Just 7% of the 8bn pints drunk in the UK are from small independent craft brewers, said Society of Independent Brewers (SIBA) chief executive James Calder, who has urged Chancellor Rishi Sunak help indies by changing the progressive beer duty (PBD) introduced in 2002.
Mainstream and global brewers, on the other hand, produce 90% of the beer drunk in the UK, which smaller businesses can’t compete with due to the tax rules.
Current PBD rules mean brewers producing up to 5,000hl of beer a year, or around 900,000 pints, can’t easily increase production as their tax bill would “rocket overnight”, rather than smoothly rise.
The squeezed middle
“The rate at which beer tax increases above 5,000hl isn’t a smooth curve and, as such, a ‘squeezed middle’ has emerged, where breweries would see their tax bill rocket overnight if they continue to grow,” said Calder.
“This can’t be right. This is now holding back the sector and acts as a significant barrier to growth.
“By smoothing out the curve of beer tax as a brewery grows, making it fairer, it would mean that more breweries can have the confidence to invest in their people, equipment and beers,” he continued.

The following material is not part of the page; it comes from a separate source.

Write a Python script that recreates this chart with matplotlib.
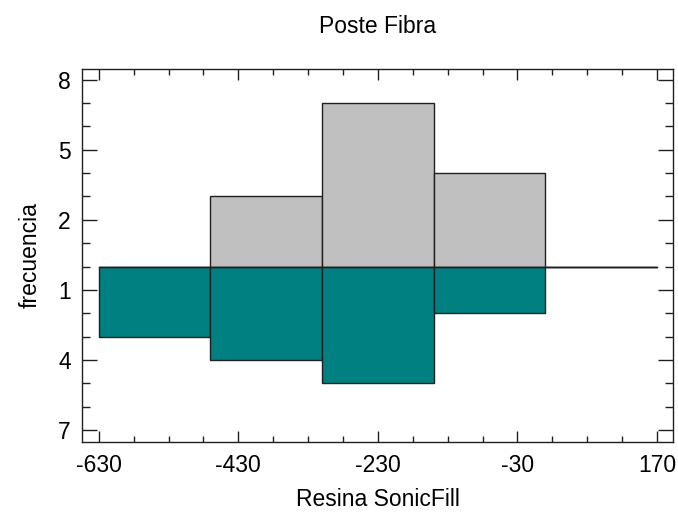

“This would equate to an estimated £10m of investment in the economy and create around 750 new jobs in the craft beer industry.”
Such a move, Calder admitted, would likely cost the Chancellor £9m, but claimed the long-term benefits to the economy and business would eventually outweigh that, with costs being offset as the craft beer sector grows.
“But protecting the duty relief we have now is also vital,” he continued. “If the Chancellor were to cut the relief given to the UK’s small brewers below 5,000hl, it would directly threaten around 250 small independent breweries.”
The red wall
Calder added: “Some 40% of our members are based in the ‘red wall’ of the Midlands, north-east and north-west.
“If the Chancellor wants to give our beer industry a further boost, he could also go further and give the industry certainty over its tax bill.
“While the Government has, in recent years, frozen beer duty, it still remains one of the highest in Europe. Germany pays only 5p [in duty] for a pint of 5.4% beer compared to 54p in the UK.
“By announcing a freeze for the next four years, for the duration of the next parliament, the Government could boost the confidence of the sector.”